Second and goal on the one yard line. Just over a minute to play. Three chances to score with the best running back in the game eagerly awaiting the ball.

On the other side of the line, the Patriots are assessing the situation quite differently. One minute to go, somehow hold the line and the game is theirs. Both teams have prepared for and rehearsed these exact scenarios ad nauseam.

It’s show-time ladies and gentlemen – whether you’re playing for the Super Bowl or the neighbourhood championship on a back-yard rink, this is the moment all athletes dream about.

The call comes in from the sideline.

Down, set…hut! Russell Wilson, the consummate Seattle quarterback, moves crisply into position, looks left, then right and picks his receiver. Everything seems to move in slow motion as he releases the ball. The play, although high-risk, looks promising until Malcolm Butler of the Patriots jumps over toward the slanting Seattle receiver. A successful challenge and interception by Butler puts the ball in New England hands and the rest, as they say, is history.

Most pundits question the wisdom of the call, which no doubt will haunt Pete Carroll for the rest of his life. Was it the wrong call, poor execution or was Seattle just scooped by a rookie defensive back who happened to make the play of his life? Whatever your opinion, the result is the same-the New England Patriots are Super Bowl Champions!
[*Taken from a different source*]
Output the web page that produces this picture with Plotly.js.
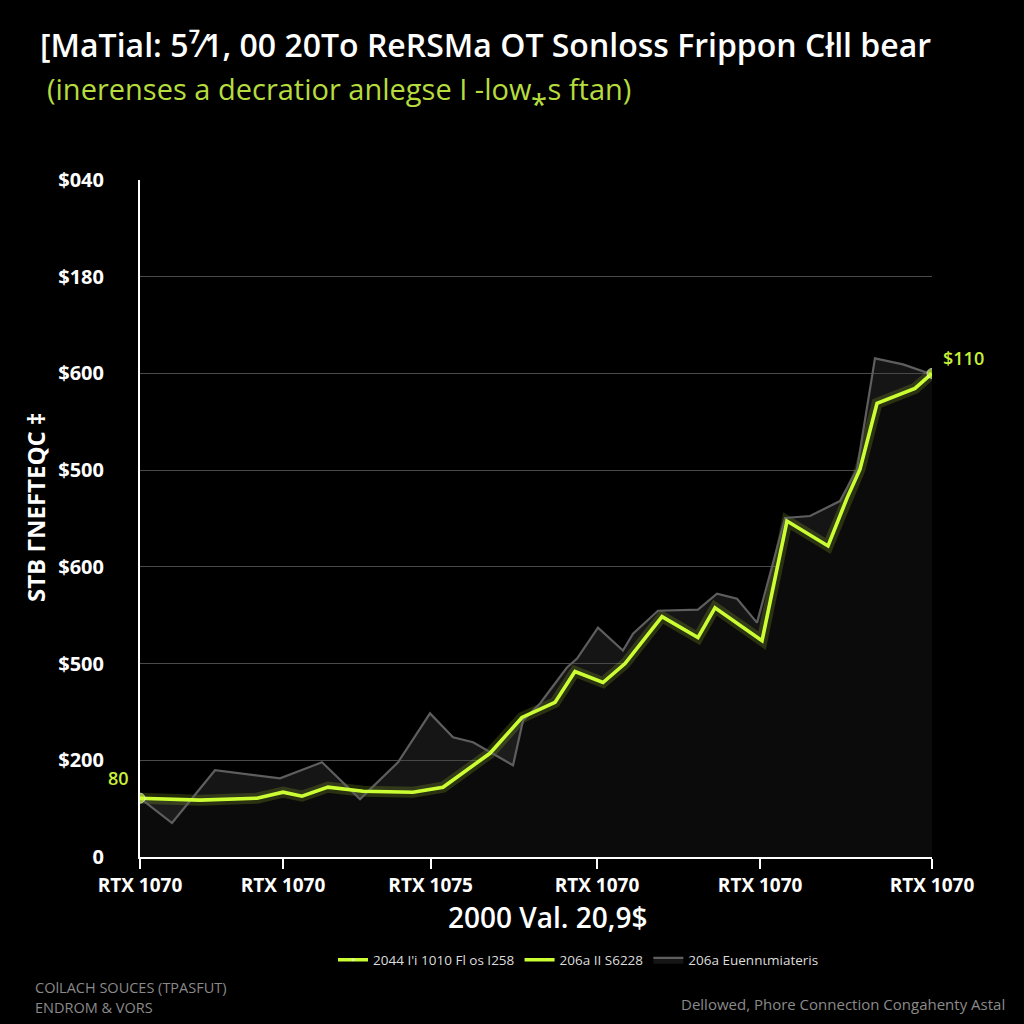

Back to the game. Who could forget the circus-like catch made by Seattle’s Jermaine Kearse a couple of plays earlier to set up the last-minute drama. We wouldn’t even be talking about potential plays late in the game had ‘the catch’ not occurred.

Pondering the last few minutes of the game got me thinking about the similarities between sports and life. Both tend to ebb and flow and in this particular game nothing really happened until the fourth quarter, when both teams started putting points on the board. After that, they scored back and forth until one team eventually ran out of time.

These last minute heroics remind me of how some people approach retirement planning. Although we all want our golden years to be comfortable and secure, many of us don’t get serious about planning for it until we’re late in the ‘fourth quarter’ of our working careers.

This leaves us in a position where we have to make circus-like ‘financial catches’ late in the game to make it all happen.

It doesn’t need to be this way. The best way to approach retirement planning is to start as early as you can. Know what your goals are and set up annual targets and check-points along the way to make sure you’re on track. In the end, it’s all about execution so for best results focus on the action part of the process.

Looking to fast-track your retirement? Here are 3 ‘no-brainers’ you can use right now:

maximize your annual TFSA contribution (set up a monthly investment program)
maximize your annual RRSP contribution (do it monthly)
uncover tax saving opportunities for next year when filing your 2014 return

Start today and you’ll be slipping into flip flops and shorts before you know it… don’t forget your sunscreen!